Beyond the Breadwinner
Rethinking Matrimonial Property and Women’s Rights in Pakistan
The Islamabad High Court’s ruling that all assets acquired during marriage are jointly held “matrimonial property” is a moment of quiet revolution in Pakistani jurisprudence. Justice Mohsin Akhtar Kayani’s declaration that domestic labour is a measurable economic contribution cuts against decades of statutory silence by placing the homemaker on equal legal footing with the “money earner”. Yet to read this judgment only as legal progress is to miss its deeper indictment:
Pakistani women have long been dispossessed not by accident, but by design.
The case of Amara Waqas is instructive precisely because of how ordinary it is. As an Air Force officer, she was still unable to prove ownership of assets she had materially contributed to. Before this writ, an appellate court stripped her of even a 30 percent share of her own dowry on a technicality, what feminist legal scholars call the “neutrality trap”: laws framed without gender bias that nonetheless produce profoundly gendered outcomes when applied to structurally unequal circumstances.
The data context is relevant here; In Pakistan, only 2% of women own land despite 70% working in agriculture, and the Pakistan Demographic and Health Survey found that 98% of married women hold no property whatsoever. Customarily, women carry disproportionate shares of unpaid domestic and care work. Women perform 76.2% of all unpaid care work and spend 4.2 hours daily on it, compared to 1.7 hours contributed by men globally. Financially, the gender inclusion gap stood at 34% as recently as December 2023. The IHC’s ruling begins to name that invisibility for what it is: a form of structural dispossession.
The court’s comparative jurisprudence is well-grounded in Islamic law. Malaysia and Indonesia have embedded similar protections within Islamic law through the harta sepencarian doctrine, dismantling the claim that property equality contradicts Islamic jurisprudence. Justice Kayani also correctly cited Surah Al-Baqarah and Surah Al-Ahzab by reinstating the fact that Islam has never prohibited legislation protecting women’s property rights, rather, the contrary. Pakistan’s own CEDAW ratification obliges the state to eliminate property-based discrimination under Article 16, an obligation the CEDAW Committee reiterated in its 2020 Concluding Observations on Pakistan. Nearly three decades after ratification, no comprehensive legislative framework for matrimonial property distribution exists. The Family Courts Act, the Muslim Family Laws Ordinance, and the Nikahnama together represent a patchwork that protects women’s formal rights in theory while leaving enforcement toothless in practice.
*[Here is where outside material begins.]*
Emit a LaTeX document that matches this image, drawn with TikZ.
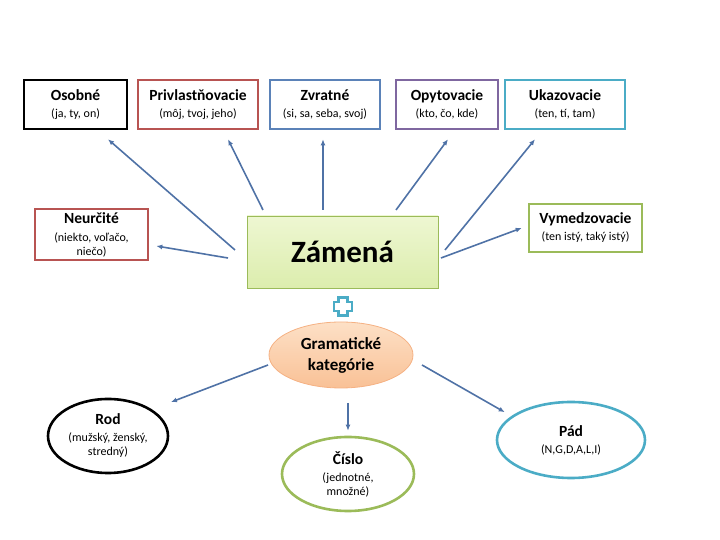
\documentclass[tikz,border=0pt]{standalone}
\usepackage{fontspec}
\setmainfont{Carlito}
\usepackage{tikz}
\usetikzlibrary{arrows.meta,calc,shapes.geometric}
\usepackage{xcolor}

\definecolor{arrowblue}{HTML}{4F72A6}
\definecolor{accred}{HTML}{B85452}
\definecolor{accblue}{HTML}{5B82B8}
\definecolor{accpurple}{HTML}{7F67A0}
\definecolor{accteal}{HTML}{4BACC6}
\definecolor{accgreen}{HTML}{9BBB59}
\definecolor{orangeline}{HTML}{F5B183}
\definecolor{greentop}{HTML}{EEF7D2}
\definecolor{greenbot}{HTML}{DCEDAD}
\definecolor{peachtop}{HTML}{FDE0C6}
\definecolor{peachbot}{HTML}{F9C196}

\tikzset{
	kind/.style={draw,line width=2.6pt,minimum height=49pt,inner sep=2pt,align=center,
		font=\fontsize{12}{16}\selectfont},
	catg/.style={ellipse,draw,line width=2.6pt,inner sep=1pt,align=center,
		font=\fontsize{12}{16}\selectfont},
	arr/.style={draw=arrowblue,line width=1.6pt,-{Latex[length=6pt,width=5pt]}},
}
\newcommand{\ttl}[1]{{\fontsize{15.5}{16}\selectfont\bfseries #1}}
\newcommand{\sbt}[1]{{\fontsize{12}{16}\selectfont #1}}

\begin{document}
\begin{tikzpicture}[x=1pt,y=1pt]
		
		\useasboundingbox (0,0) rectangle (720,540);
		
		%----------------------------------------
		% Kinds of pronouns, top row
		%----------------------------------------
		\node[kind,draw=black,minimum width=103pt] (osobne) at (75.5,435.5)
		{\ttl{Osobné}\\[1pt]\sbt{(ja, ty, on)}};
		\node[kind,draw=accred,minimum width=120pt] (privl) at (198,435.5)
		{\ttl{Privlastňovacie}\\[1pt]\sbt{(môj, tvoj, jeho)}};
		\node[kind,draw=accblue,minimum width=110pt] (zvratne) at (325,435.5)
		{\ttl{Zvratné}\\[1pt]\sbt{(si, sa, seba, svoj)}};
		\node[kind,draw=accpurple,minimum width=102pt] (opyt) at (447,435.5)
		{\ttl{Opytovacie}\\[1pt]\sbt{(kto, čo, kde)}};
		\node[kind,draw=accteal,minimum width=120pt] (ukaz) at (565,435.5)
		{\ttl{Ukazovacie}\\[1pt]\sbt{(ten, tí, tam)}};
		
		%----------------------------------------
		% Kinds of pronouns, middle row
		%----------------------------------------
		\node[kind,draw=accred,minimum width=113pt,minimum height=51pt] (neurc) at (91.5,305.5)
		{\ttl{Neurčité}\\[2pt]\sbt{(niekto, voľačo,}\\[-2pt]\sbt{niečo)}};
		\node[kind,draw=accgreen,minimum width=113pt,minimum height=48pt] (vymedz) at (585.5,312)
		{\ttl{Vymedzovacie}\\[1pt]\sbt{(ten istý, taký istý)}};
		
		%----------------------------------------
		% Centre
		%----------------------------------------
		\node[draw=accgreen,line width=0.8pt,top color=greentop,bottom color=greenbot,
		minimum width=191pt,minimum height=72pt] (zamena) at (342.5,288)
		{\fontsize{31}{34}\selectfont\bfseries Zámená};
		
		% plus sign
		\coordinate (P) at (343,233.5);
		\draw[accteal,line width=2.2pt,fill=white,line join=miter]
		($(P)+(-4.5,9)$) -- ($(P)+(4.5,9)$) -- ($(P)+(4.5,4.5)$) -- ($(P)+(9,4.5)$)
		-- ($(P)+(9,-4.5)$) -- ($(P)+(4.5,-4.5)$) -- ($(P)+(4.5,-9)$) -- ($(P)+(-4.5,-9)$)
		-- ($(P)+(-4.5,-4.5)$) -- ($(P)+(-9,-4.5)$) -- ($(P)+(-9,4.5)$) -- ($(P)+(-4.5,4.5)$) -- cycle;
		
		\node[ellipse,draw=orangeline,line width=0.8pt,top color=peachtop,bottom color=peachbot,
		minimum width=144pt,minimum height=66pt,align=center,inner sep=1pt,
		font=\fontsize{17}{21}\selectfont\bfseries] (gram) at (341,185)
		{Gramatické\\kategórie};
		
		%----------------------------------------
		% Grammatical categories
		%----------------------------------------
		\node[catg,draw=black,minimum width=120pt,minimum height=74pt] (rod) at (108,104)
		{\ttl{Rod}\\[1pt]\sbt{(mužský, ženský,}\\[-2pt]\sbt{stredný)}};
		\node[catg,draw=accgreen,minimum width=132pt,minimum height=74pt] (cislo) at (348,66)
		{\ttl{Číslo}\\[1pt]\sbt{(jednotné,}\\[-2pt]\sbt{množné)}};
		\node[catg,draw=accteal,minimum width=148pt,minimum height=76pt] (pad) at (571,100)
		{\ttl{Pád}\\[1pt]\sbt{(N,G,D,A,L,I)}};
		
		%----------------------------------------
		% Free ends of the arrows
		%----------------------------------------
		\coordinate (s1) at (235,290);
		\coordinate (s2) at (263,330);
		\coordinate (s3) at (323,330);
		\coordinate (s4) at (396,330);
		\coordinate (s5) at (445,290);
		\coordinate (s6) at (441,282);
		\coordinate (s7) at (228,282);
		\coordinate (s8) at (268,175);
		\coordinate (s9) at (348,137);
		\coordinate (s10) at (422,175);
		
		%----------------------------------------
		% Arrows
		%----------------------------------------
		\draw[arr] (s1) -- ([xshift=32.5pt,yshift=-9pt]osobne.south);
		\draw[arr] (s2) -- ([xshift=30pt,yshift=-9pt]privl.south);
		\draw[arr] (s3) -- ([xshift=-2pt,yshift=-9pt]zvratne.south);
		\draw[arr] (s4) -- ([xshift=1pt,yshift=-9pt]opyt.south);
		\draw[arr] (s5) -- ([xshift=-30pt,yshift=-9pt]ukaz.south);
		\draw[arr] (s6) -- ([xshift=-6pt]vymedz.west);
		\draw[arr] (s7) -- ([xshift=7pt,yshift=-11.5pt]neurc.east);
		\draw[arr] (s8) -- ([xshift=19.6pt,yshift=6.8pt]rod.north east);
		\draw[arr] (s9) -- ([yshift=5pt]cislo.north);
		\draw[arr] (s10) -- ([xshift=-13pt]pad.north west);
		
	\end{tikzpicture}
\end{document}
Thus, the court’s recommendations to make the Nikahnama column mandating equal property division and to formally educate on Column 18 rights are practical. Column 18 has long offered women a mechanism to stipulate divorce rights. Extending its architecture to cover property is both logistically feasible and culturally legible. Similarly, the recommendation to educate girls about their Nikahnama-based rights reflects an understanding: “legal reform without legal literacy is merely symbolic”.
What the judgment cannot accomplish alone is the transformation of the structural conditions that make women economically vulnerable in marriage in the first place. According to Pakistan’s 2017 census and subsequent household surveys, women own less than three percent of agricultural land and a similarly marginal share of formal property. Financial inclusion remains sharply gendered: the Karandaaz Financial Inclusion survey suggests that women constitute around 14 percent of bank account holders. In this context, even an equitable matrimonial property regime will benefit primarily women who have assets to divide and will leave the most economically marginalised women, those in rural areas or informal labour, still outside its protections.
It exposes a legal and social architecture that has long treated women’s domestic labour and property rights insignificantly, a fiction that benefits those who enjoy the labour while refusing to compensate for it. Thus, it is a foot in the right direction, but needs to be coupled with literacy, enforcement, and cultural evolution.




I wonder though if all assets are declared joint how would that sit alongside Quranic inheritance rules? In joint family households would not this blur lines between matrimonial and family property and create new disputes? And could recognizing domestic labour be better achieved through compensation rather than automatic ownership?